Archive for September 15th, 2009

Future models for news

If today’s class focused primarily on the past—especially the sins (original sins?) of newspaper companies in the digital era—then Thursday’s meeting will focus mainly on the future: Where are we going? How are we going to get there?

The key here is to imagine what kind of models for news are most likely to succeed in the future. While there’s some considerable guesswork around that question—as Clay Shirky rightly noted: “We’re collectively living through 1500, when it’s easier to see what’s broken than what will replace it”—we nevertheless need to give it our best effort, to dig around the field of journalism to look for flowering startups and initiatives with promise.

Part 2 of your “consulting project” (which begins this weekend) will take up that very question: Which models for news hold the greatest potential, and why?
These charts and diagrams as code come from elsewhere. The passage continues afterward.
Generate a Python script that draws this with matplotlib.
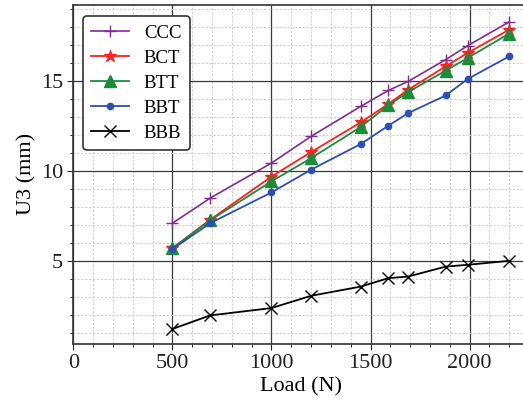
import matplotlib
matplotlib.use("Agg")
import matplotlib.pyplot as plt
from matplotlib.ticker import MultipleLocator

# Applied load (N)
load = [500, 690, 1000, 1200, 1450, 1590, 1690, 1880, 1990, 2200]

# U3 displacement (mm) for each configuration
ccc = [7.09, 8.48, 10.43, 11.91, 13.57, 14.46, 14.96, 16.17, 16.94, 18.26]
bct = [5.71, 7.28, 9.68, 11.04, 12.68, 13.71, 14.50, 15.80, 16.54, 17.83]
btt = [5.70, 7.25, 9.41, 10.70, 12.43, 13.63, 14.37, 15.56, 16.26, 17.61]
bbt = [5.65, 7.09, 8.80, 10.06, 11.48, 12.50, 13.20, 14.18, 15.09, 16.35]
bbb = [1.22, 1.97, 2.38, 3.06, 3.57, 4.04, 4.13, 4.68, 4.78, 5.00]

x_ticks = [0, 500, 1000, 1500, 2000]
y_ticks = [5, 10, 15]

plt.rcParams['font.family'] = ['Liberation Serif', 'DejaVu Serif']

fig = plt.figure(figsize=(5.23, 4.03), dpi=100)
ax = fig.add_axes([0.1405, 0.1471, 0.8708, 0.8404])

series = [
    ("CCC", ccc, "#7e2f8e", "+", 8, 1.2),
    ("BCT", bct, "#ff2020", "*", 9, 1.3),
    ("BTT", btt, "#1e8a3c", "^", 8, 1.3),
    ("BBT", bbt, "#2f4fb0", "o", 4.5, 1.3),
    ("BBB", bbb, "#000000", "x", 8, 1.3),
]
for name, vals, color, marker, ms, lw in series:
    ax.plot(load, vals, color=color, marker=marker, markersize=ms,
            linewidth=lw, markeredgewidth=1.0,
            label=name)

ax.set_xlim(0, 2300)
ax.set_ylim(0.4, 19.2)
ax.set_xticks(x_ticks)
ax.set_yticks(y_ticks)
ax.xaxis.set_minor_locator(MultipleLocator(100))
ax.yaxis.set_minor_locator(MultipleLocator(1))

ax.grid(which='major', color='#3a3a3a', linewidth=0.9, linestyle='-')
ax.grid(which='minor', color='#d0d0d0', linewidth=0.8, linestyle=(0, (2, 1.5)))
ax.set_axisbelow(True)

ax.tick_params(which='major', direction='out', length=4, width=0.8,
               labelsize=16, colors='#222222')
ax.tick_params(which='minor', direction='out', length=2, width=0.6)
for sp in ax.spines.values():
    sp.set_color('#333333')
    sp.set_linewidth(1.2)

ax.set_xlabel("Load (N)", fontsize=16, labelpad=3)
ax.set_ylabel("U3 (mm)", fontsize=16, labelpad=3)

leg = ax.legend(loc='upper left', fontsize=13.5, frameon=True, fancybox=True,
                edgecolor='#333333', framealpha=1.0, handlelength=2.0,
                borderpad=0.45, labelspacing=0.42, handletextpad=0.8,
                bbox_to_anchor=(0.0, 0.995), borderaxespad=0.5)
leg.get_frame().set_linewidth(1.2)

fig.savefig("out.png", dpi=100)
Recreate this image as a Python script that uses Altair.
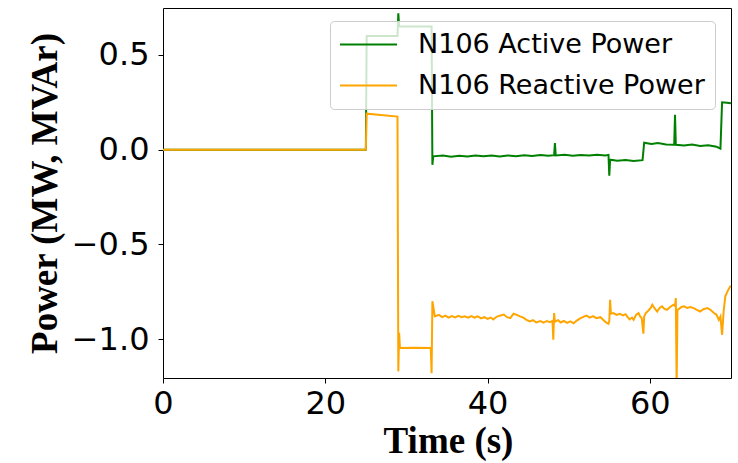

There will be no right answer, of course; I’m looking more for your ability to weave together logic, evidence, and sound judgment. To spur you’re thinking in this area, a couple links that I’d like you to tackle for Thursday:

—Clay Shirky’s 30,000-foot view of the need for a revised news model (that is, more than just a reboot of the business model)

—Jeff Jarvis’ proposals for new biz models for news (here and here), although it’s important to point out that both imply significant “cultural” changes to news production as well (additionally, you might want to peruse his New Business Models for News site).

Don’t get too bogged down in the details; just focus on the big-picture takeaways. And I’m giving this to you a little late, so you have until Thursday morning to respond on the blog.